== WHAT YOU WILL DO ==
Quote the records in full and leave their pictures out.
---
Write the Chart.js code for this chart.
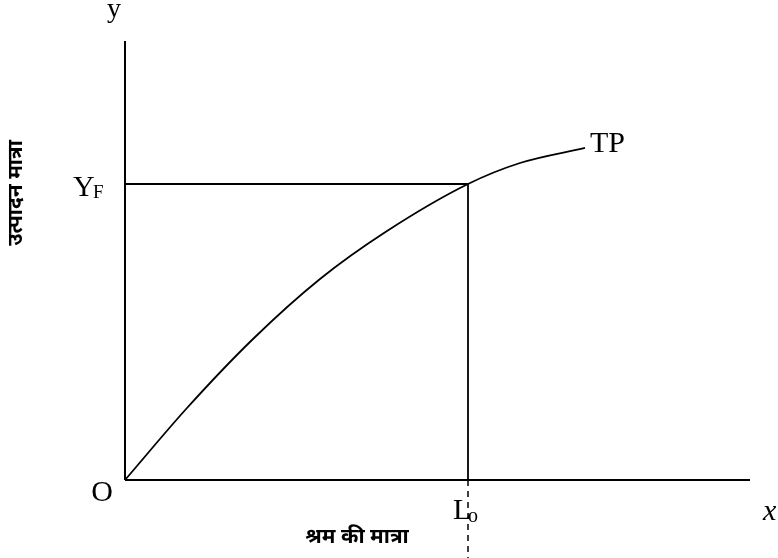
<!DOCTYPE html>
<html>
<head>
<meta charset="utf-8">
<script src="https://cdn.jsdelivr.net/npm/chart.js@4/dist/chart.umd.min.js"></script>
<style>
  html, body { margin: 0; padding: 0; background: #ffffff; }
  #wrap { width: 778px; height: 558px; position: relative; }
</style>
</head>
<body>
<div id="wrap"><canvas id="c"></canvas></div>
<script>
// Labour input (x) and total product (y), axes span 0..100
const labourUnits   = [0, 9.92, 20.48, 31.2, 41.92, 54.88, 63.2, 73.6];
const totalProduct  = [0, 16.4, 32.12, 45.79, 56.72, 67.43, 72.21, 75.63];
const axisMax = [100, 100];          // x-axis end, y-axis end
const labourL0 = 54.88;              // L_o
const outputYF = 67.43;              // Y_F
const curveName = 'TP';
const xAxisTitle = 'श्रम की मात्रा';
const yAxisTitle = 'उत्पादन मात्रा';

const curvePoints = labourUnits.map((v, i) => ({ x: v, y: totalProduct[i] }));

const labelPlugin = {
  id: 'labels',
  afterDraw(chart) {
    const ctx = chart.ctx;
    const xs = chart.scales.x, ys = chart.scales.y;
    const X = v => xs.getPixelForValue(v), Y = v => ys.getPixelForValue(v);
    ctx.save();
    ctx.fillStyle = '#000';
    ctx.textBaseline = 'alphabetic';
    const serif = '"Liberation Serif", "Times New Roman", serif';
    // y axis letter
    ctx.font = '28px ' + serif;
    ctx.textAlign = 'center';
    ctx.fillText('y', X(0) - 11, 17);
    // O origin
    ctx.font = '30px ' + serif;
    ctx.fillText('O', X(0) - 23, Y(0) + 21);
    // Y_F
    ctx.textAlign = 'left';
    ctx.font = '30px ' + serif;
    ctx.fillText('Y', X(0) - 52, Y(outputYF) + 12);
    ctx.font = '19px ' + serif;
    ctx.fillText('F', X(0) - 32, Y(outputYF) + 14);
    // L_o
    ctx.font = '30px ' + serif;
    ctx.fillText('L', X(labourL0) - 15, Y(0) + 39);
    ctx.font = '20px ' + serif;
    ctx.fillText('o', X(labourL0), Y(0) + 42);
    // x axis letter
    ctx.font = 'italic 30px ' + serif;
    ctx.fillText('x', X(axisMax[0]) + 13, Y(0) + 40);
    // TP
    const last = curvePoints[curvePoints.length - 1];
    ctx.font = '30px ' + serif;
    ctx.fillText(curveName, X(last.x) + 5, Y(last.y) + 4);
    // Hindi axis titles
    const deva = 'bold 21px "Noto Sans Devanagari", "Noto Sans", "Lohit Devanagari", "FreeSans", sans-serif';
    ctx.font = deva;
    ctx.textAlign = 'center';
    ctx.textBaseline = 'middle';
    ctx.fillText(xAxisTitle, X(labourL0) - 111, Y(0) + 59);
    ctx.translate(18, Y(outputYF) + 9);
    ctx.rotate(-Math.PI / 2);
    ctx.fillText(yAxisTitle, 0, 0);
    ctx.restore();
  }
};

new Chart(document.getElementById('c'), {
  type: 'scatter',
  data: {
    datasets: [
      { data: curvePoints, showLine: true, borderColor: '#000', borderWidth: 1.8,
        pointRadius: 0, cubicInterpolationMode: 'monotone', fill: false },
      { data: [{ x: 0, y: 0 }, { x: 0, y: axisMax[1] }], showLine: true, borderColor: '#000',
        borderWidth: 2, pointRadius: 0 },
      { data: [{ x: 0, y: 0 }, { x: axisMax[0], y: 0 }], showLine: true, borderColor: '#000',
        borderWidth: 2, pointRadius: 0 },
      { data: [{ x: 0, y: outputYF }, { x: labourL0, y: outputYF }], showLine: true, borderColor: '#000',
        borderWidth: 1.8, pointRadius: 0 },
      { data: [{ x: labourL0, y: outputYF }, { x: labourL0, y: 0 }], showLine: true, borderColor: '#000',
        borderWidth: 1.8, pointRadius: 0 },
      { data: [{ x: labourL0, y: 0 }, { x: labourL0, y: -20 }], showLine: true, borderColor: '#000',
        borderWidth: 1.5, borderDash: [6, 5], pointRadius: 0 }
    ]
  },
  options: {
    responsive: true,
    maintainAspectRatio: false,
    animation: false,
    layout: { padding: 0 },
    plugins: { legend: { display: false }, tooltip: { enabled: false }, title: { display: false } },
    scales: {
      x: { type: 'linear', display: false, min: -20, max: 104.48 },
      y: { type: 'linear', display: false, min: -17.77, max: 109.34 }
    }
  },
  plugins: [labelPlugin]
});
</script>
</body>
</html>
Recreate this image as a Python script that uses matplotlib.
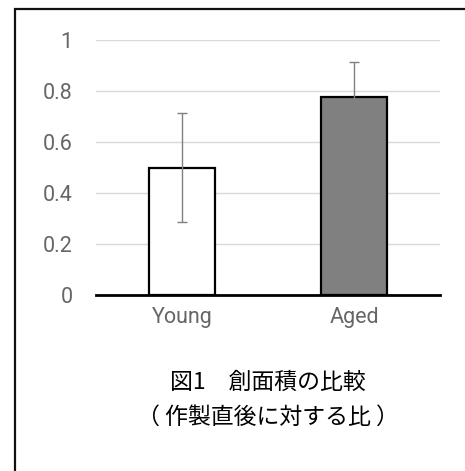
---
== TASK RESULT ==
Write the Chart.js code for this chart.
<!DOCTYPE html>
<html>
<head>
<meta charset="utf-8">
<script src="https://cdn.jsdelivr.net/npm/chart.js@4/dist/chart.umd.min.js"></script>
<style>
  html, body { margin: 0; padding: 0; background: #ffffff; }
  #wrap { width: 778px; height: 558px; position: relative; }
</style>
</head>
<body>
<div id="wrap"><canvas id="c"></canvas></div>
<script>
// Labour input (x) and total product (y), axes span 0..100
const labourUnits   = [0, 9.92, 20.48, 31.2, 41.92, 54.88, 63.2, 73.6];
const totalProduct  = [0, 16.4, 32.12, 45.79, 56.72, 67.43, 72.21, 75.63];
const axisMax = [100, 100];          // x-axis end, y-axis end
const labourL0 = 54.88;              // L_o
const outputYF = 67.43;              // Y_F
const curveName = 'TP';
const xAxisTitle = 'श्रम की मात्रा';
const yAxisTitle = 'उत्पादन मात्रा';

const curvePoints = labourUnits.map((v, i) => ({ x: v, y: totalProduct[i] }));

const labelPlugin = {
  id: 'labels',
  afterDraw(chart) {
    const ctx = chart.ctx;
    const xs = chart.scales.x, ys = chart.scales.y;
    const X = v => xs.getPixelForValue(v), Y = v => ys.getPixelForValue(v);
    ctx.save();
    ctx.fillStyle = '#000';
    ctx.textBaseline = 'alphabetic';
    const serif = '"Liberation Serif", "Times New Roman", serif';
    // y axis letter
    ctx.font = '28px ' + serif;
    ctx.textAlign = 'center';
    ctx.fillText('y', X(0) - 11, 17);
    // O origin
    ctx.font = '30px ' + serif;
    ctx.fillText('O', X(0) - 23, Y(0) + 21);
    // Y_F
    ctx.textAlign = 'left';
    ctx.font = '30px ' + serif;
    ctx.fillText('Y', X(0) - 52, Y(outputYF) + 12);
    ctx.font = '19px ' + serif;
    ctx.fillText('F', X(0) - 32, Y(outputYF) + 14);
    // L_o
    ctx.font = '30px ' + serif;
    ctx.fillText('L', X(labourL0) - 15, Y(0) + 39);
    ctx.font = '20px ' + serif;
    ctx.fillText('o', X(labourL0), Y(0) + 42);
    // x axis letter
    ctx.font = 'italic 30px ' + serif;
    ctx.fillText('x', X(axisMax[0]) + 13, Y(0) + 40);
    // TP
    const last = curvePoints[curvePoints.length - 1];
    ctx.font = '30px ' + serif;
    ctx.fillText(curveName, X(last.x) + 5, Y(last.y) + 4);
    // Hindi axis titles
    const deva = 'bold 21px "Noto Sans Devanagari", "Noto Sans", "Lohit Devanagari", "FreeSans", sans-serif';
    ctx.font = deva;
    ctx.textAlign = 'center';
    ctx.textBaseline = 'middle';
    ctx.fillText(xAxisTitle, X(labourL0) - 111, Y(0) + 59);
    ctx.translate(18, Y(outputYF) + 9);
    ctx.rotate(-Math.PI / 2);
    ctx.fillText(yAxisTitle, 0, 0);
    ctx.restore();
  }
};

new Chart(document.getElementById('c'), {
  type: 'scatter',
  data: {
    datasets: [
      { data: curvePoints, showLine: true, borderColor: '#000', borderWidth: 1.8,
        pointRadius: 0, cubicInterpolationMode: 'monotone', fill: false },
      { data: [{ x: 0, y: 0 }, { x: 0, y: axisMax[1] }], showLine: true, borderColor: '#000',
        borderWidth: 2, pointRadius: 0 },
      { data: [{ x: 0, y: 0 }, { x: axisMax[0], y: 0 }], showLine: true, borderColor: '#000',
        borderWidth: 2, pointRadius: 0 },
      { data: [{ x: 0, y: outputYF }, { x: labourL0, y: outputYF }], showLine: true, borderColor: '#000',
        borderWidth: 1.8, pointRadius: 0 },
      { data: [{ x: labourL0, y: outputYF }, { x: labourL0, y: 0 }], showLine: true, borderColor: '#000',
        borderWidth: 1.8, pointRadius: 0 },
      { data: [{ x: labourL0, y: 0 }, { x: labourL0, y: -20 }], showLine: true, borderColor: '#000',
        borderWidth: 1.5, borderDash: [6, 5], pointRadius: 0 }
    ]
  },
  options: {
    responsive: true,
    maintainAspectRatio: false,
    animation: false,
    layout: { padding: 0 },
    plugins: { legend: { display: false }, tooltip: { enabled: false }, title: { display: false } },
    scales: {
      x: { type: 'linear', display: false, min: -20, max: 104.48 },
      y: { type: 'linear', display: false, min: -17.77, max: 109.34 }
    }
  },
  plugins: [labelPlugin]
});
</script>
</body>
</html>
Recreate this image as a Python script that uses matplotlib.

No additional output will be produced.